::: Records for processing :::

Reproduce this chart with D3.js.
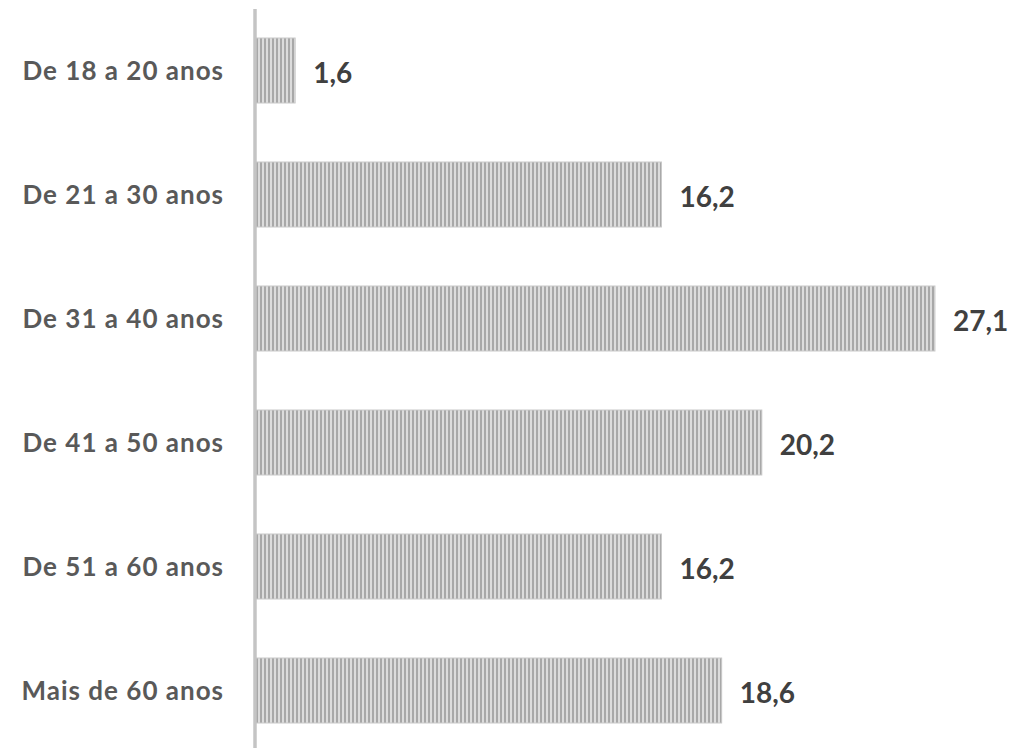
<!DOCTYPE html>
<html><head><meta charset="utf-8">
<script src="https://cdn.jsdelivr.net/npm/d3@7"></script>
<style>body{margin:0;background:#fff}svg{display:block}</style>
</head><body>
<svg id="c" width="1012" height="748"></svg>
<script>
const categories = ["De 18 a 20 anos","De 21 a 30 anos","De 31 a 40 anos","De 41 a 50 anos","De 51 a 60 anos","Mais de 60 anos"];
const values = [1.6,16.2,27.1,20.2,16.2,18.6];
const valueLabels = ["1,6","16,2","27,1","20,2","16,2","18,6"];

const svg = d3.select("#c");
const x = d3.scaleLinear().domain([0,30]).range([255,1007.7]);
const y = d3.scaleBand().domain(categories).range([8.5,752.5]).paddingInner(0.476).paddingOuter(0.238);

const defs = svg.append("defs");
const pat = defs.append("pattern").attr("id","stripes").attr("patternUnits","userSpaceOnUse")
  .attr("width",4).attr("height",10);
pat.append("rect").attr("width",4).attr("height",10).attr("fill","#dcdcdc");
pat.append("rect").attr("x",0).attr("width",2).attr("height",10).attr("fill","#a8a8a8");

svg.selectAll("rect.bar").data(categories).join("rect").attr("class","bar")
  .attr("x",x(0)).attr("y",d=>y(d))
  .attr("width",(d,i)=>x(values[i])-x(0)).attr("height",y.bandwidth())
  .attr("fill","url(#stripes)").attr("stroke","#c8c8c8").attr("stroke-width",1);

svg.append("line").attr("x1",x(0)).attr("x2",x(0)).attr("y1",9).attr("y2",748)
  .attr("stroke","#c4c4c4").attr("stroke-width",3.5);

svg.selectAll("text.cat").data(categories).join("text").attr("class","cat")
  .attr("x",224).attr("y",d=>y(d)+y.bandwidth()/2).attr("dy","0.36em")
  .attr("text-anchor","end").attr("font-family","Lato, 'Open Sans', sans-serif")
  .attr("font-weight","bold").attr("font-size",26).attr("letter-spacing",1)
  .attr("fill","#595959").text(d=>d);

svg.selectAll("text.val").data(categories).join("text").attr("class","val")
  .attr("x",(d,i)=>x(values[i])+18).attr("y",d=>y(d)+y.bandwidth()/2+2).attr("dy","0.36em")
  .attr("font-family","Lato, 'Open Sans', sans-serif")
  .attr("font-weight","bold").attr("font-size",28).attr("fill","#404040").text((d,i)=>valueLabels[i]);
</script>
</body></html>
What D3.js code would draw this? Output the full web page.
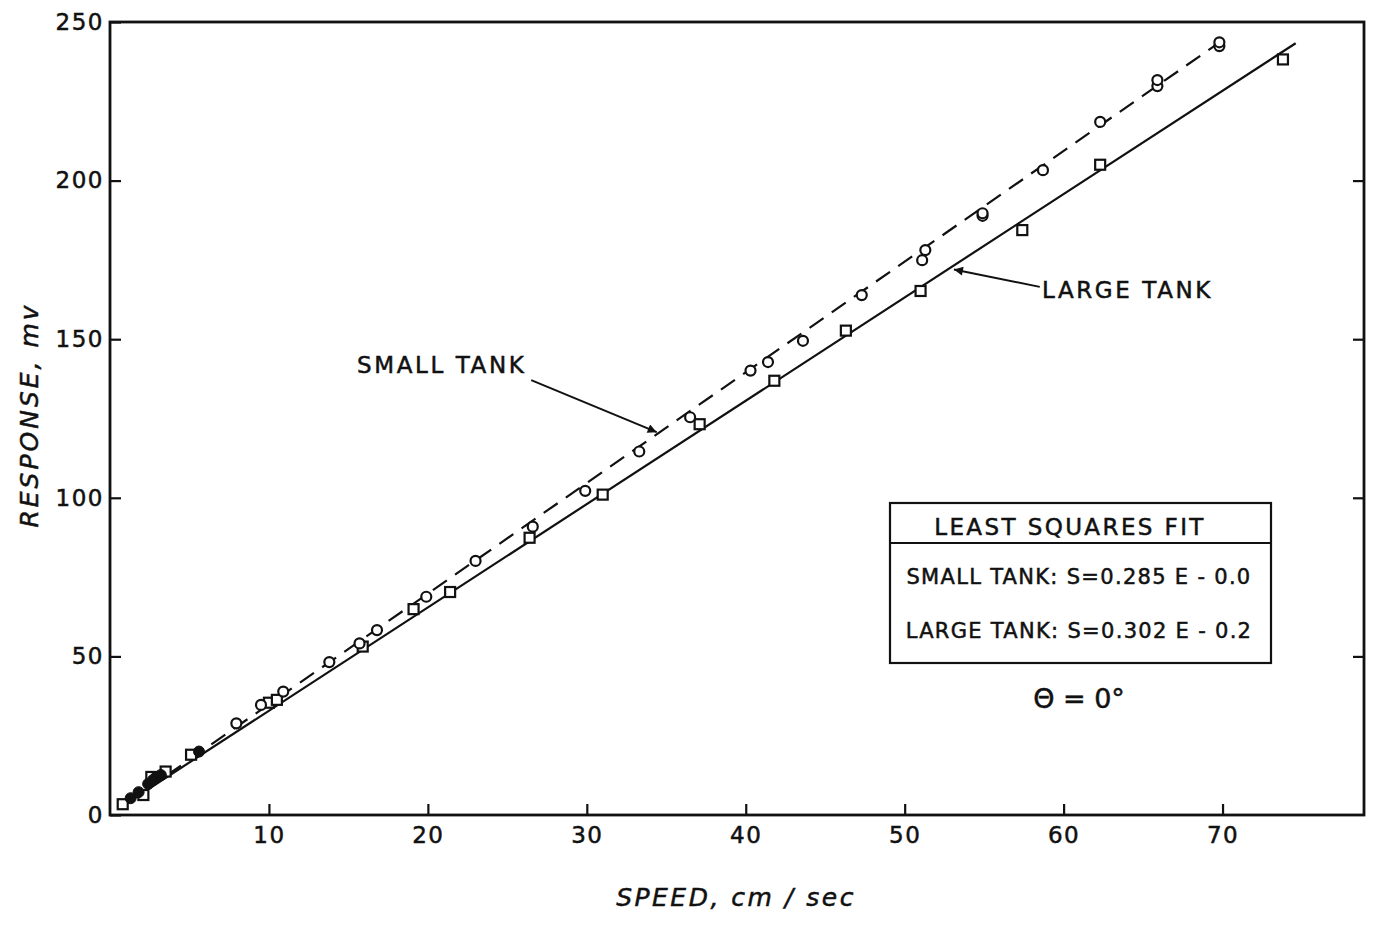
<!DOCTYPE html>
<html>
<head>
<meta charset="utf-8">
<script src="https://cdn.jsdelivr.net/npm/d3@7"></script>
<style>
  html, body { margin: 0; padding: 0; background: #fff; }
  svg { display: block; }
  text { font-family: "DejaVu Sans", sans-serif; fill: #111; stroke: #111; stroke-width: 0.5px; }
</style>
</head>
<body>
<svg id="chart" width="1373" height="938"></svg>
<script>
// ---- data ----
const xTickValues = [10, 20, 30, 40, 50, 60, 70];
const yTickValues = [0, 50, 100, 150, 200, 250];
const rightTickValues = [50, 100, 150, 200];

// small tank, open circles: [speed, response]
const smallTankSpeed = [7.95, 9.5, 10.9, 13.8, 15.7, 16.8, 19.9, 23.0, 26.6, 29.9, 33.3, 36.5, 40.3, 41.4, 43.6, 47.3, 51.1, 51.3, 54.9, 54.9, 58.7, 62.3, 65.9, 65.9, 69.8, 69.8];
const smallTankResp  = [28.9, 34.7, 38.9, 48.2, 54.1, 58.3, 68.8, 80.1, 90.9, 102.2, 114.6, 125.4, 140.1, 142.8, 149.5, 163.9, 174.9, 178.1, 188.9, 189.7, 203.3, 218.5, 229.8, 231.7, 242.4, 243.6];

// large tank, open squares
const largeTankSpeed = [0.8, 2.1, 2.6, 3.5, 5.1, 10.0, 10.5, 15.9, 19.1, 21.4, 26.4, 31.0, 37.1, 41.8, 46.3, 51.0, 57.4, 62.3, 73.8];
const largeTankResp  = [3.4, 6.3, 12.0, 13.7, 19.0, 35.4, 36.3, 53.1, 64.9, 70.3, 87.4, 101.0, 123.2, 136.9, 152.7, 165.2, 184.4, 205.0, 238.2];

// filled circles at low speed
const filledSpeed = [1.3, 1.8, 2.4, 2.7, 2.9, 3.2, 5.6];
const filledResp  = [5.3, 7.2, 9.8, 11.0, 11.9, 12.6, 20.0];

// least squares fit lines (end points as drawn)
const smallFitSpeed = [0.8, 69.7];
const smallFitResp  = [2.8, 243.2];
const largeFitSpeed = [0.8, 74.6];
const largeFitResp  = [2.9, 243.3];

const legendLines = ["SMALL TANK: S=0.285 E - 0.0", "LARGE TANK: S=0.302 E - 0.2"];

// ---- layout ----
const svg = d3.select("#chart");
const padL = 110, padR = 1364, padT = 22, padB = 815;
const x = d3.scaleLinear().domain([0, 78.9]).range([padL, padR]);
const y = d3.scaleLinear().domain([0, 250]).range([padB, padT]);

// frame
svg.append("rect")
  .attr("x", padL).attr("y", padT)
  .attr("width", padR - padL).attr("height", padB - padT)
  .attr("fill", "none").attr("stroke", "#111").attr("stroke-width", 2.8);

// x axis (ticks inward)
const xAxis = d3.axisBottom(x).tickValues(xTickValues).tickSizeInner(-11).tickSizeOuter(0).tickPadding(12);
const gx = svg.append("g").attr("transform", `translate(0,${padB})`).call(xAxis);
gx.select(".domain").remove();
gx.selectAll(".tick line").attr("stroke", "#111").attr("stroke-width", 2.2);
gx.selectAll(".tick text").style("font-family", "DejaVu Sans").style("font-size", "23px")
  .style("letter-spacing", "1.5px").attr("fill", "#111");

// y axis (ticks inward)
const yAxis = d3.axisLeft(y).tickValues(yTickValues).tickSizeInner(-11).tickSizeOuter(0).tickPadding(6);
const gy = svg.append("g").attr("transform", `translate(${padL},0)`).call(yAxis);
gy.select(".domain").remove();
gy.selectAll(".tick line").attr("stroke", "#111").attr("stroke-width", 2.2);
gy.selectAll(".tick text").style("font-family", "DejaVu Sans").style("font-size", "23px")
  .style("letter-spacing", "1.5px").attr("fill", "#111");

// right side inward ticks
const yAxisR = d3.axisRight(y).tickValues(rightTickValues).tickSizeInner(-11).tickSizeOuter(0).tickFormat("");
const gyr = svg.append("g").attr("transform", `translate(${padR},0)`).call(yAxisR);
gyr.select(".domain").remove();
gyr.selectAll(".tick line").attr("stroke", "#111").attr("stroke-width", 2.2);

// axis titles
svg.append("text")
  .attr("x", 736).attr("y", 906)
  .attr("text-anchor", "middle")
  .style("font-size", "25px").style("font-style", "italic").style("letter-spacing", "2.5px")
  .text("SPEED, cm / sec");

svg.append("text")
  .attr("transform", "translate(38,415) rotate(-90)")
  .attr("text-anchor", "middle")
  .style("font-size", "25px").style("font-style", "italic").style("letter-spacing", "3px")
  .text("RESPONSE, mv");

// fit lines
const line = d3.line().x(d => x(d[0])).y(d => y(d[1]));
svg.append("path")
  .datum(smallFitSpeed.map((s, i) => [s, smallFitResp[i]]))
  .attr("d", line).attr("fill", "none").attr("stroke", "#111")
  .attr("stroke-width", 2.2).attr("stroke-dasharray", "17,10");
svg.append("path")
  .datum(largeFitSpeed.map((s, i) => [s, largeFitResp[i]]))
  .attr("d", line).attr("fill", "none").attr("stroke", "#111")
  .attr("stroke-width", 2.2);

// markers
const sq = 10;
svg.append("g").selectAll("rect")
  .data(largeTankSpeed.map((s, i) => [s, largeTankResp[i]]))
  .join("rect")
  .attr("x", d => x(d[0]) - sq / 2).attr("y", d => y(d[1]) - sq / 2)
  .attr("width", sq).attr("height", sq)
  .attr("fill", "#fff").attr("stroke", "#111").attr("stroke-width", 2.2);

svg.append("g").selectAll("circle")
  .data(smallTankSpeed.map((s, i) => [s, smallTankResp[i]]))
  .join("circle")
  .attr("cx", d => x(d[0])).attr("cy", d => y(d[1])).attr("r", 5)
  .attr("fill", "#fff").attr("stroke", "#111").attr("stroke-width", 2.2);

svg.append("g").selectAll("circle")
  .data(filledSpeed.map((s, i) => [s, filledResp[i]]))
  .join("circle")
  .attr("cx", d => x(d[0])).attr("cy", d => y(d[1])).attr("r", 5.5)
  .attr("fill", "#111").attr("stroke", "#111").attr("stroke-width", 1);

// arrow marker
svg.append("defs").append("marker")
  .attr("id", "arrow").attr("viewBox", "0 0 10 10")
  .attr("refX", 10).attr("refY", 5)
  .attr("markerWidth", 17).attr("markerHeight", 9)
  .attr("markerUnits", "userSpaceOnUse")
  .attr("orient", "auto")
  .append("path").attr("d", "M0,0 L10,5 L0,10 z").attr("fill", "#111");

// annotations
svg.append("text").attr("x", 357).attr("y", 373)
  .style("font-size", "23px").style("letter-spacing", "2.6px").text("SMALL TANK");
svg.append("line")
  .attr("x1", x(26.5)).attr("y1", y(137.1)).attr("x2", x(34.4)).attr("y2", y(120.7))
  .attr("stroke", "#111").attr("stroke-width", 2).attr("marker-end", "url(#arrow)");

svg.append("text").attr("x", 1042).attr("y", 298)
  .style("font-size", "23px").style("letter-spacing", "2.6px").text("LARGE TANK");
svg.append("line")
  .attr("x1", x(58.5)).attr("y1", y(166.5)).attr("x2", x(53.1)).attr("y2", y(172.0))
  .attr("stroke", "#111").attr("stroke-width", 2).attr("marker-end", "url(#arrow)");

// legend box
const lg = svg.append("g");
lg.append("rect").attr("x", 890).attr("y", 503).attr("width", 381).attr("height", 160)
  .attr("fill", "#fff").attr("stroke", "#111").attr("stroke-width", 2.2);
lg.append("line").attr("x1", 890).attr("x2", 1271).attr("y1", 543).attr("y2", 543)
  .attr("stroke", "#111").attr("stroke-width", 2.2);
lg.append("text").attr("x", 1070).attr("y", 535).attr("text-anchor", "middle")
  .style("font-size", "23px").style("letter-spacing", "2.4px").text("LEAST SQUARES FIT");
lg.selectAll("text.row").data(legendLines).join("text")
  .attr("class", "row")
  .attr("x", 1079).attr("y", (d, i) => 584 + i * 54).attr("text-anchor", "middle")
  .style("font-size", "21px").style("letter-spacing", "1.3px").text(d => d);
lg.append("text").attr("x", 1079).attr("y", 708).attr("text-anchor", "middle")
  .style("font-size", "27px").text("Θ = 0°");
</script>
</body>
</html>
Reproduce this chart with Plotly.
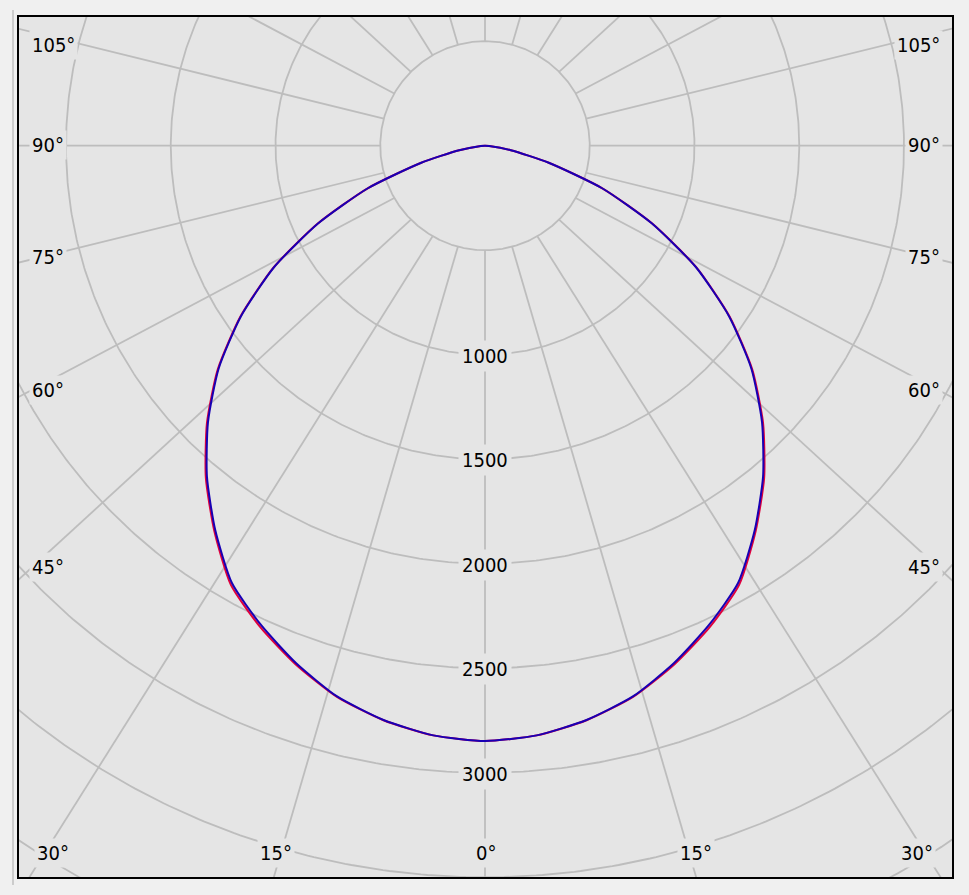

:::

--- Direction ---
Using the entries above, transcribe every line from the line containing "What D3.js code" through the line containing "231.7, 242.4, 243.6];". Do not copy pictures.

--- Complete response ---
What D3.js code would draw this? Output the full web page.
<!DOCTYPE html>
<html>
<head>
<meta charset="utf-8">
<script src="https://cdn.jsdelivr.net/npm/d3@7"></script>
<style>
  html, body { margin: 0; padding: 0; background: #fff; }
  svg { display: block; }
  text { font-family: "DejaVu Sans", sans-serif; fill: #111; stroke: #111; stroke-width: 0.5px; }
</style>
</head>
<body>
<svg id="chart" width="1373" height="938"></svg>
<script>
// ---- data ----
const xTickValues = [10, 20, 30, 40, 50, 60, 70];
const yTickValues = [0, 50, 100, 150, 200, 250];
const rightTickValues = [50, 100, 150, 200];

// small tank, open circles: [speed, response]
const smallTankSpeed = [7.95, 9.5, 10.9, 13.8, 15.7, 16.8, 19.9, 23.0, 26.6, 29.9, 33.3, 36.5, 40.3, 41.4, 43.6, 47.3, 51.1, 51.3, 54.9, 54.9, 58.7, 62.3, 65.9, 65.9, 69.8, 69.8];
const smallTankResp  = [28.9, 34.7, 38.9, 48.2, 54.1, 58.3, 68.8, 80.1, 90.9, 102.2, 114.6, 125.4, 140.1, 142.8, 149.5, 163.9, 174.9, 178.1, 188.9, 189.7, 203.3, 218.5, 229.8, 231.7, 242.4, 243.6];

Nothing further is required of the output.